_THE REQUEST_
Your job is to return the lines between the line holding "Clone this chart in Chart.js." and the line holding "const COLORS = ['#BF9000', '#5E2A21'];", inclusive, exactly and with no pictures.

_DATA EXTRACT_

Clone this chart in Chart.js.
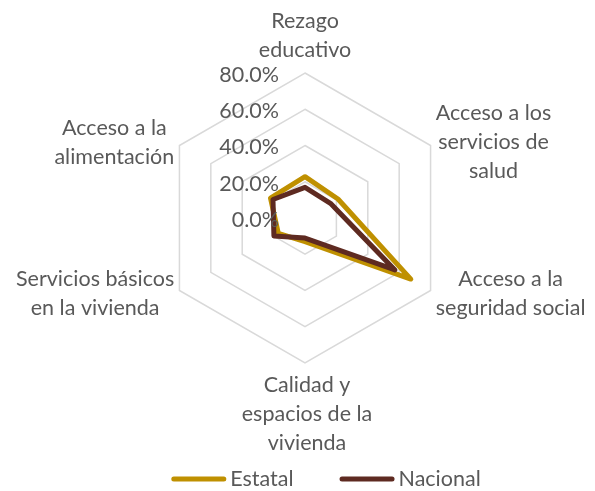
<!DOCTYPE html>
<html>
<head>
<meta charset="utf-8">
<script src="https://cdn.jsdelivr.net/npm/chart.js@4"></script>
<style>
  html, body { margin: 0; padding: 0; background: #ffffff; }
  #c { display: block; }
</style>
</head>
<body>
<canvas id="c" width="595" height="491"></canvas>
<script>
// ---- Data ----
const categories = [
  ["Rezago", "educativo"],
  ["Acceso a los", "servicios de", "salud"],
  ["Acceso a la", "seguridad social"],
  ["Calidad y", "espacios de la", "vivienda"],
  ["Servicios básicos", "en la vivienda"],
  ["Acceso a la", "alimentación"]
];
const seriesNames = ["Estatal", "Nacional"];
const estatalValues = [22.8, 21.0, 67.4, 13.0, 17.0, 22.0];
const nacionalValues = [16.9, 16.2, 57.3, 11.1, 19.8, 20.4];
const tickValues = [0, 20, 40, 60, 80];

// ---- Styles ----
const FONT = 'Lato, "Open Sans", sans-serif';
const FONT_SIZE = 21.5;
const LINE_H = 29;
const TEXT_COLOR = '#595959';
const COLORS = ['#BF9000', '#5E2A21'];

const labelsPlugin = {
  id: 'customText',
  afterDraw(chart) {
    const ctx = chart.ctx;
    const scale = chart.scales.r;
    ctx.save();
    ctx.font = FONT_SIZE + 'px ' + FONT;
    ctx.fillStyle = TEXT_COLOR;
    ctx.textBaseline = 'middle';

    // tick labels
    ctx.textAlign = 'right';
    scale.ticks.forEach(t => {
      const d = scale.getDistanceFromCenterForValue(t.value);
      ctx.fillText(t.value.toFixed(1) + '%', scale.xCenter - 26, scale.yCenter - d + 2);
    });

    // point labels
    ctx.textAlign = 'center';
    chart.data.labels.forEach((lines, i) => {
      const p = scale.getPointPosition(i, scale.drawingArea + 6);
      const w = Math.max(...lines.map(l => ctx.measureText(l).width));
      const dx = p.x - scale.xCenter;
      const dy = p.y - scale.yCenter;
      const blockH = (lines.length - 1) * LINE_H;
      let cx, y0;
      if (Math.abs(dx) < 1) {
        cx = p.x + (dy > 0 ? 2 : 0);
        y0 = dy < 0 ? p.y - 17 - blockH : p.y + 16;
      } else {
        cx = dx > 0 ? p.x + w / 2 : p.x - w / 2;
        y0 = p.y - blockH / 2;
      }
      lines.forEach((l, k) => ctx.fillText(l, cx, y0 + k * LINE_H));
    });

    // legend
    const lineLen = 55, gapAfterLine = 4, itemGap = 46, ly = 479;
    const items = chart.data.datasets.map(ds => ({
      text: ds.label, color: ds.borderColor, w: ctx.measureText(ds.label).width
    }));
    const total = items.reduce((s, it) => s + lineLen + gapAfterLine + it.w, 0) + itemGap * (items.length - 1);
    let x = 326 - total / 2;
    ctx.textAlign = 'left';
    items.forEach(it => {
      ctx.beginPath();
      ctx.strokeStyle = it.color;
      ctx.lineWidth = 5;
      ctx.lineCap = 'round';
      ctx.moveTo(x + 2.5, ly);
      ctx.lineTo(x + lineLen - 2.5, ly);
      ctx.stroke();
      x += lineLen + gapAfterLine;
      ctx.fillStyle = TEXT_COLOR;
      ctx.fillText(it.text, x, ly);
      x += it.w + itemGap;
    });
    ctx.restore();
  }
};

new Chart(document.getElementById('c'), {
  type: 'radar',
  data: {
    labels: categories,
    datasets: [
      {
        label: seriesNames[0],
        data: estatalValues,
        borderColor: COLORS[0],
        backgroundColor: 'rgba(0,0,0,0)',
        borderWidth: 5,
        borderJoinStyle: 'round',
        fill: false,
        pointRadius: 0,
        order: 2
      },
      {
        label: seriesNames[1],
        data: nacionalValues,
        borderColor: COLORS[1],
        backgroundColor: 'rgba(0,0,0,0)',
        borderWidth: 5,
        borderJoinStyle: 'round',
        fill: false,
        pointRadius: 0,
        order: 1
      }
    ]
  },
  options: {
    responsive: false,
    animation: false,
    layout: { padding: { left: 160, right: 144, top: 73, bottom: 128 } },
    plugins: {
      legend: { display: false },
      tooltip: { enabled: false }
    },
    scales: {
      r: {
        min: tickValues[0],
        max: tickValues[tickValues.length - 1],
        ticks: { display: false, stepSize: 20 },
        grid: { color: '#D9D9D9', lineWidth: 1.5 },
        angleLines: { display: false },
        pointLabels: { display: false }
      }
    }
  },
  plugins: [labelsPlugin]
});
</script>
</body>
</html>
---
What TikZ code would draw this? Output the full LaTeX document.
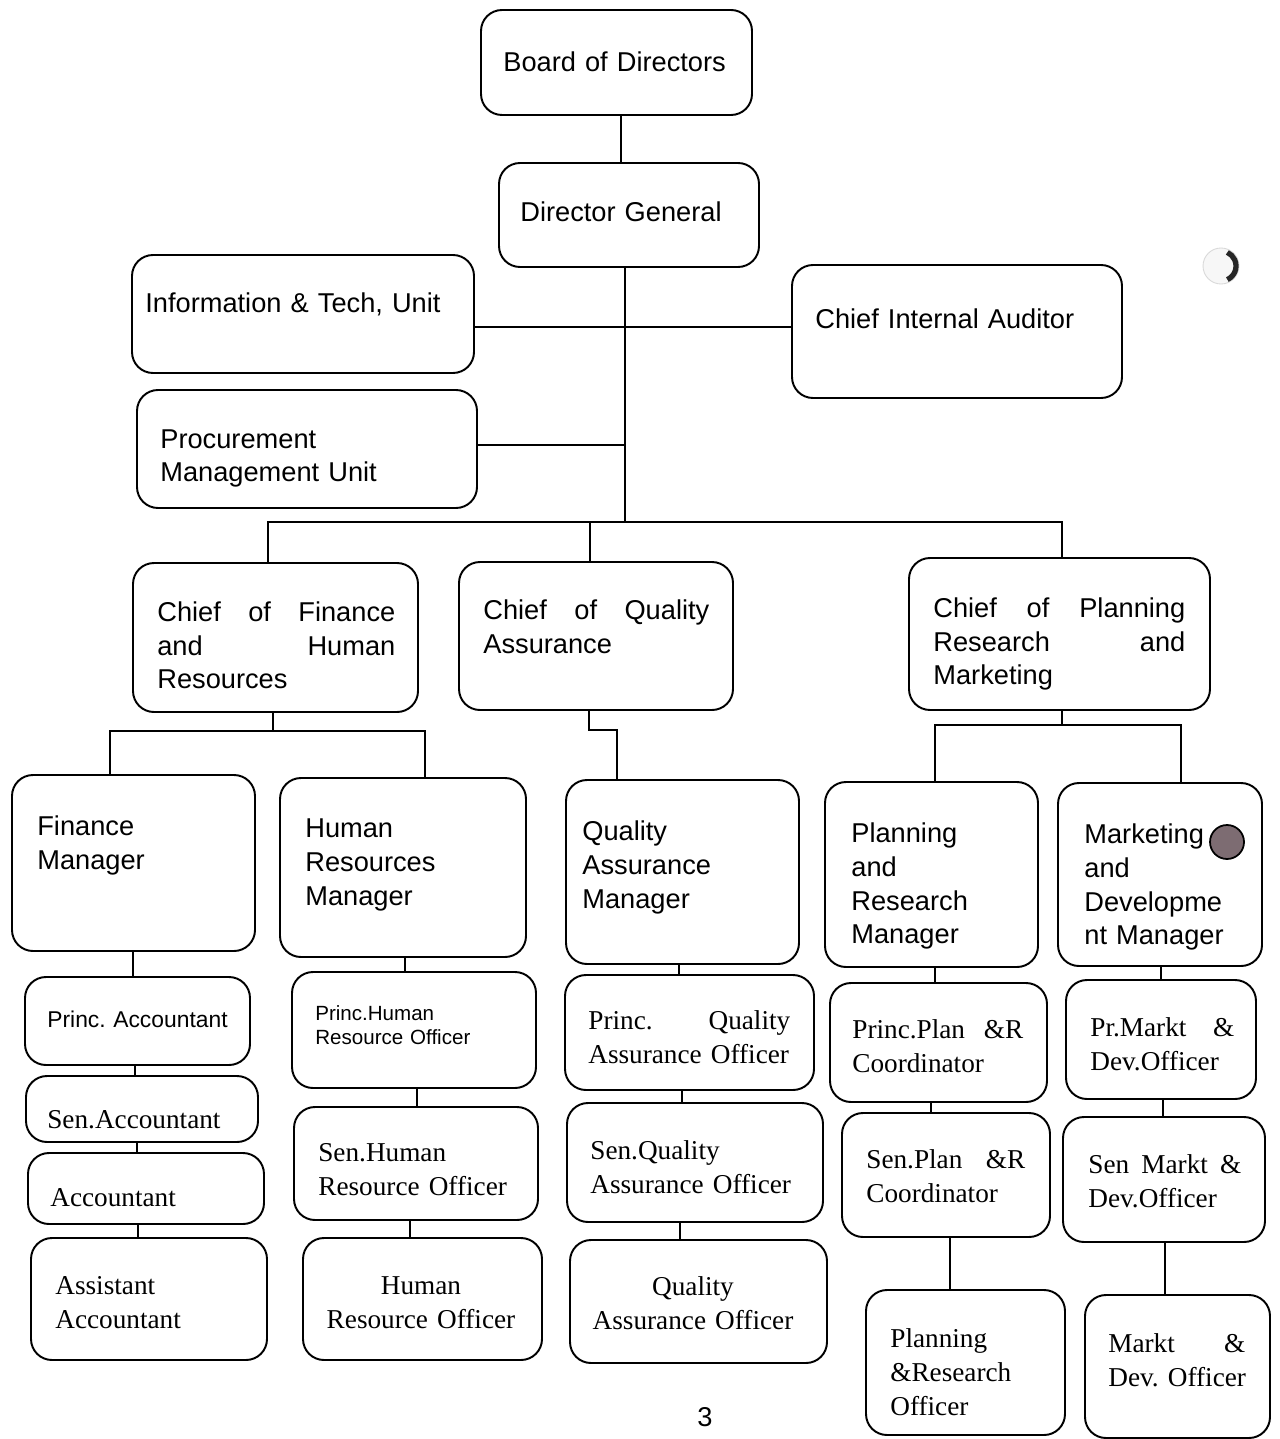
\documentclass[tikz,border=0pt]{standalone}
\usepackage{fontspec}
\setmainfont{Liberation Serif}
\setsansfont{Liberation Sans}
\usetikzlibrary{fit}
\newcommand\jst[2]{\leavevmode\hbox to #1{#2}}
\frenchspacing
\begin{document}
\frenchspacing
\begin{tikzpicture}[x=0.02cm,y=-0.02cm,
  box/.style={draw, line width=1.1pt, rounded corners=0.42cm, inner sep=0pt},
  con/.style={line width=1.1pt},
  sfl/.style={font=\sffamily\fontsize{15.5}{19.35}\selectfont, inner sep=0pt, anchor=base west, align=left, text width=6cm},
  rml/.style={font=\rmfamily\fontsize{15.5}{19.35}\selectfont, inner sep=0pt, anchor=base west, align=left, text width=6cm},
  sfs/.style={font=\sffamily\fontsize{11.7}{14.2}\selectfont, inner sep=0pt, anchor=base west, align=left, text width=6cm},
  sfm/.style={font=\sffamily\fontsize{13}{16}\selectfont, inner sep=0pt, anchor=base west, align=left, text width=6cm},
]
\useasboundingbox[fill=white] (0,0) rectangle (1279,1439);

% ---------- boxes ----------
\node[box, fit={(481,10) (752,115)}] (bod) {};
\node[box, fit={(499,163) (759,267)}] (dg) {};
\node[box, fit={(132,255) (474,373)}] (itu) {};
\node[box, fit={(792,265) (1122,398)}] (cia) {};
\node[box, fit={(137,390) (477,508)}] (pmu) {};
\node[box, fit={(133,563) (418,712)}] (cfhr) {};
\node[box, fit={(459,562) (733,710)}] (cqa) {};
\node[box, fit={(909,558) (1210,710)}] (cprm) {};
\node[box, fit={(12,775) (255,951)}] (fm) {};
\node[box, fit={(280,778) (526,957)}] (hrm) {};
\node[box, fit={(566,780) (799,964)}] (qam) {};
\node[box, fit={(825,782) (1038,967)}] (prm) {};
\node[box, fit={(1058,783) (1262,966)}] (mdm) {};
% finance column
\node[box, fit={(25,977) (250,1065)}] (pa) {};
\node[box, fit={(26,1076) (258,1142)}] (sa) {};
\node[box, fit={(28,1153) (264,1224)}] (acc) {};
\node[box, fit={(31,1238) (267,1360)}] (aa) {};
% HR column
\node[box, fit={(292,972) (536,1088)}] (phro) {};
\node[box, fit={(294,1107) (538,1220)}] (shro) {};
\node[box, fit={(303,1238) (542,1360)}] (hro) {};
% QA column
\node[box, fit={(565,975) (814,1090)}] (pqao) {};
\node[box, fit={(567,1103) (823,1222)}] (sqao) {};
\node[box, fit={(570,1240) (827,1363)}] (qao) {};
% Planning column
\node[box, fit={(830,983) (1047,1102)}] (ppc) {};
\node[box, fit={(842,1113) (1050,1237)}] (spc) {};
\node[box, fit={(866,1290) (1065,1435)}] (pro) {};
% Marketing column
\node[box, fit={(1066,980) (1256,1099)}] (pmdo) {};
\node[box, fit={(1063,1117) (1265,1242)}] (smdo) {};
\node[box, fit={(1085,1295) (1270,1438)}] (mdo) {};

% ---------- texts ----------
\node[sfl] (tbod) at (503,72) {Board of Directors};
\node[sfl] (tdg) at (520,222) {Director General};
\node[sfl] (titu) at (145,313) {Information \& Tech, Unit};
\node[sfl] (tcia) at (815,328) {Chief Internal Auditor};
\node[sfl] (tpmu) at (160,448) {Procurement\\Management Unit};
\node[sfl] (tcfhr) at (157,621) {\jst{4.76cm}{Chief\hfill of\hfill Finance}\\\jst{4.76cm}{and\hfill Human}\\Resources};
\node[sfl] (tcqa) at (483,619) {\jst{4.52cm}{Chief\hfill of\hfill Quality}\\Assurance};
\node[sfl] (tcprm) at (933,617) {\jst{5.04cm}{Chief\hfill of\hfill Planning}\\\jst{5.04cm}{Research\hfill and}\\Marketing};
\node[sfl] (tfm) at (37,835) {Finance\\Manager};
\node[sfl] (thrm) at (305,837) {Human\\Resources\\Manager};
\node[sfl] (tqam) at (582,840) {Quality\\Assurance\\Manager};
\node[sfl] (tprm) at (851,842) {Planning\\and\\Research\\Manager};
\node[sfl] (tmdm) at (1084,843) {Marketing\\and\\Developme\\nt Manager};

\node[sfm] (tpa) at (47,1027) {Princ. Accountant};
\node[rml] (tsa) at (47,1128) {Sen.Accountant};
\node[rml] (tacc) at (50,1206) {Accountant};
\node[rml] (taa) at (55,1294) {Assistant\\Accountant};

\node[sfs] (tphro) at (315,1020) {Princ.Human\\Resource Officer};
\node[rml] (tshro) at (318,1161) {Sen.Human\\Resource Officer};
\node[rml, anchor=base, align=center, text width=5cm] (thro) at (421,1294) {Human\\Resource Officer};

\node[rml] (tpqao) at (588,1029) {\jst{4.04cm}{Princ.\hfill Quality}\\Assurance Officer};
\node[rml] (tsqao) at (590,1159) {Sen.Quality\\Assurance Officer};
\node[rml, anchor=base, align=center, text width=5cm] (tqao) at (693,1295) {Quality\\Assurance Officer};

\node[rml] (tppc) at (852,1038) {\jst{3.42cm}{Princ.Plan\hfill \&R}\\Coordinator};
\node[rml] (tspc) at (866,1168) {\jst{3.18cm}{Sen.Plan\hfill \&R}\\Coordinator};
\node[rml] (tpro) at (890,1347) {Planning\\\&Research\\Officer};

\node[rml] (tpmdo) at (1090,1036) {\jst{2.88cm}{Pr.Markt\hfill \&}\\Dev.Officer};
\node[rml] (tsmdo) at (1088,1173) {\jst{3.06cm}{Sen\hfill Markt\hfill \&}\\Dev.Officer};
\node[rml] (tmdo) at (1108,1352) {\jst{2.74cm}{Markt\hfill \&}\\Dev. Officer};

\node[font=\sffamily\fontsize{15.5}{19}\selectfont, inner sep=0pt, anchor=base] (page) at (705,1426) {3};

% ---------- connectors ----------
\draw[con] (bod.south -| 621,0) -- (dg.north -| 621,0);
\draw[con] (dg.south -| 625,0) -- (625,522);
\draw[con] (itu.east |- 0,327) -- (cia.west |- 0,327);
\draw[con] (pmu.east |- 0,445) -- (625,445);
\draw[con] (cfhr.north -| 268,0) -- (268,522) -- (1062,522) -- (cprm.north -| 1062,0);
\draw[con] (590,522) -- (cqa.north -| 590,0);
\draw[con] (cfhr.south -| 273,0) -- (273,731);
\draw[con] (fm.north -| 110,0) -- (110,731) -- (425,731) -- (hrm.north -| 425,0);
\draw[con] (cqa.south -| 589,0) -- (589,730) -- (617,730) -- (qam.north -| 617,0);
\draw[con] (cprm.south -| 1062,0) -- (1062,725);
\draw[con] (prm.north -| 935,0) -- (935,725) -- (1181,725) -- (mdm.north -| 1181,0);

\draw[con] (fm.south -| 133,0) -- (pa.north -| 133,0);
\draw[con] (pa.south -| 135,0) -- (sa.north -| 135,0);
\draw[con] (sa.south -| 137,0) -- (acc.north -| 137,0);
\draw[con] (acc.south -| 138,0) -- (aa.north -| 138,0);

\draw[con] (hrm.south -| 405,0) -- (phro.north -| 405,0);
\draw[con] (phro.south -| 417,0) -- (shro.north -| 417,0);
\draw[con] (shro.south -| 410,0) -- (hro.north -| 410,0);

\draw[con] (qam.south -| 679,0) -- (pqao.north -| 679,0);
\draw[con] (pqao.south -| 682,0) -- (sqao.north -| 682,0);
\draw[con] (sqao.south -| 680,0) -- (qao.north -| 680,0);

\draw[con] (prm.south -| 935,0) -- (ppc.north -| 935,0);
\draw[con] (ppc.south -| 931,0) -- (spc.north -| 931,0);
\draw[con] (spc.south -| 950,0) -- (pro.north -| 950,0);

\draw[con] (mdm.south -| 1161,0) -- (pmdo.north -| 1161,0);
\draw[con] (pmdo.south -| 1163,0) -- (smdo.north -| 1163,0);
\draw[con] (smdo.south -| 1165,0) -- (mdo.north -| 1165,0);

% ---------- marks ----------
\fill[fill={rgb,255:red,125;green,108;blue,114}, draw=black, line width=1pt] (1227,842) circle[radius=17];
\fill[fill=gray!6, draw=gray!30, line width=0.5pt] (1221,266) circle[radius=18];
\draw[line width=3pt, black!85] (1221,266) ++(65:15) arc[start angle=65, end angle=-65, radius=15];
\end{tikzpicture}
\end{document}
---
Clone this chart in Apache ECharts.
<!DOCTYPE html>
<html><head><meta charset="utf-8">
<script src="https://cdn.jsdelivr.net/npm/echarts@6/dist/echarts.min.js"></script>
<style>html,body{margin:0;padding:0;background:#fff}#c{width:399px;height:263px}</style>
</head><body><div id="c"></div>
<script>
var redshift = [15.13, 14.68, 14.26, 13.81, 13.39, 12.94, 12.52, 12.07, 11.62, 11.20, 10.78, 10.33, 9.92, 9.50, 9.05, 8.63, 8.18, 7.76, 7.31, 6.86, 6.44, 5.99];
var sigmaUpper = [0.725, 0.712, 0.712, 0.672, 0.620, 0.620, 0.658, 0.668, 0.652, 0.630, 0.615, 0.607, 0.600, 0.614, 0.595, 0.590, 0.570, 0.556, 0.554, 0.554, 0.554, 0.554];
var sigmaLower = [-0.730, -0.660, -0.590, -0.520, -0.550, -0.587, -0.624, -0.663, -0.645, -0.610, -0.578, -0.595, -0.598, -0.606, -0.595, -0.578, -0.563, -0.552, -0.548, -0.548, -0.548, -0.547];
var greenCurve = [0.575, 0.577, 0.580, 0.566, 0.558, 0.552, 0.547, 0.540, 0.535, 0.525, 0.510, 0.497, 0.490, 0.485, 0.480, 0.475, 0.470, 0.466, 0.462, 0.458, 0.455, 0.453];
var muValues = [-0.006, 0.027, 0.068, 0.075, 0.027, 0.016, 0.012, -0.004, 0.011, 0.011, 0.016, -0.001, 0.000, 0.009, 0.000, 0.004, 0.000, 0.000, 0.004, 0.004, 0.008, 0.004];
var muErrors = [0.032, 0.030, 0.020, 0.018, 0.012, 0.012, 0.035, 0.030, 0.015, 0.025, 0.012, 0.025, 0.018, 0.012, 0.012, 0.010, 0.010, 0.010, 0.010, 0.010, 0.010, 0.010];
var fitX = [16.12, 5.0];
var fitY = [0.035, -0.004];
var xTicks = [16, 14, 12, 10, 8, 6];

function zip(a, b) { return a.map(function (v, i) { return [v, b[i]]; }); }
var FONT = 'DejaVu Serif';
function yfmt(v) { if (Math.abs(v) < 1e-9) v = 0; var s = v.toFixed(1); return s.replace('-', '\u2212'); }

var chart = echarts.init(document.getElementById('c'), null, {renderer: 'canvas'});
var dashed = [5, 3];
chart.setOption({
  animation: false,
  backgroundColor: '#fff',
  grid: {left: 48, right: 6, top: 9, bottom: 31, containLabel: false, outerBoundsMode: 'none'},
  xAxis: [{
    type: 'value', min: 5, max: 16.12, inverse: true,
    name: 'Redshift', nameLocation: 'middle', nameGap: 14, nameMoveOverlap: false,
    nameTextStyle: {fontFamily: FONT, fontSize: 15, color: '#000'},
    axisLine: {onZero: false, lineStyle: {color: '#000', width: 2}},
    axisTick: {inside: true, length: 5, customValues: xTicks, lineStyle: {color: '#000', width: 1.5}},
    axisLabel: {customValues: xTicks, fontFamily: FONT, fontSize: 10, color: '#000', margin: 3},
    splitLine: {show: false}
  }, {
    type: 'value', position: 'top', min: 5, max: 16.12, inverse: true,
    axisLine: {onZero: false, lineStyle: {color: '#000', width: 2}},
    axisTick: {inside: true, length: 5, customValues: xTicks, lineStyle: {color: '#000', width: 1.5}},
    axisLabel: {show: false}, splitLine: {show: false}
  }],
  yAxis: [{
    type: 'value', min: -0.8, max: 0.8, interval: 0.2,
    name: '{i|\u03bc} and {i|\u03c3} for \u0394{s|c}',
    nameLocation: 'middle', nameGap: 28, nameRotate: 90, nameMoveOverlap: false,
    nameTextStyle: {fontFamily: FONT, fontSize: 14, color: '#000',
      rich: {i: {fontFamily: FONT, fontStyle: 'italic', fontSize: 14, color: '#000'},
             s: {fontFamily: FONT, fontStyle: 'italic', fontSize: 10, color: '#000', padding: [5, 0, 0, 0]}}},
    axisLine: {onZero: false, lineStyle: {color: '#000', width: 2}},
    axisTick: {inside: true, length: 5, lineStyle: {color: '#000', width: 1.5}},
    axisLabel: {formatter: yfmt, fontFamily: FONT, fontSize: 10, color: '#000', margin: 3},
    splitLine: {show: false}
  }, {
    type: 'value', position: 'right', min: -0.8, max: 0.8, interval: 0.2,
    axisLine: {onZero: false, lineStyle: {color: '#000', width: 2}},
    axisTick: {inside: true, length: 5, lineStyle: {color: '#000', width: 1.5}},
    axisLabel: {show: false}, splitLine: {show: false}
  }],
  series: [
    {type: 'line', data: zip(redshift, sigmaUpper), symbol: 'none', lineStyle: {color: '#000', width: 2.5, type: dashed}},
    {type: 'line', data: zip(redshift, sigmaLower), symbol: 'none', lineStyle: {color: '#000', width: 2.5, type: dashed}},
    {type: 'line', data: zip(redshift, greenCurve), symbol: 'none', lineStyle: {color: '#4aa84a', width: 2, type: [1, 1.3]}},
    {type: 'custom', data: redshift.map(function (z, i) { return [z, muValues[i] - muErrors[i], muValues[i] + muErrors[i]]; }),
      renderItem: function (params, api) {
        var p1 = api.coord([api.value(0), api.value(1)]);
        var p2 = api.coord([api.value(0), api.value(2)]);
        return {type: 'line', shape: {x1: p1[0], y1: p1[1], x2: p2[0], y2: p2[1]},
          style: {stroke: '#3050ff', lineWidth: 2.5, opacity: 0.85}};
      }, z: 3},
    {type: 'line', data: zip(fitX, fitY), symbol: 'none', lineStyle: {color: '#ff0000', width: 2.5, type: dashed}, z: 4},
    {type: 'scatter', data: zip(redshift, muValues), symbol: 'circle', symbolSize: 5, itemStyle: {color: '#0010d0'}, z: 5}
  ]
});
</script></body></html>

_COMPLETE OUTPUT_
Clone this chart in Chart.js.
<!DOCTYPE html>
<html>
<head>
<meta charset="utf-8">
<script src="https://cdn.jsdelivr.net/npm/chart.js@4"></script>
<style>
  html, body { margin: 0; padding: 0; background: #ffffff; }
  #c { display: block; }
</style>
</head>
<body>
<canvas id="c" width="595" height="491"></canvas>
<script>
// ---- Data ----
const categories = [
  ["Rezago", "educativo"],
  ["Acceso a los", "servicios de", "salud"],
  ["Acceso a la", "seguridad social"],
  ["Calidad y", "espacios de la", "vivienda"],
  ["Servicios básicos", "en la vivienda"],
  ["Acceso a la", "alimentación"]
];
const seriesNames = ["Estatal", "Nacional"];
const estatalValues = [22.8, 21.0, 67.4, 13.0, 17.0, 22.0];
const nacionalValues = [16.9, 16.2, 57.3, 11.1, 19.8, 20.4];
const tickValues = [0, 20, 40, 60, 80];

// ---- Styles ----
const FONT = 'Lato, "Open Sans", sans-serif';
const FONT_SIZE = 21.5;
const LINE_H = 29;
const TEXT_COLOR = '#595959';
const COLORS = ['#BF9000', '#5E2A21'];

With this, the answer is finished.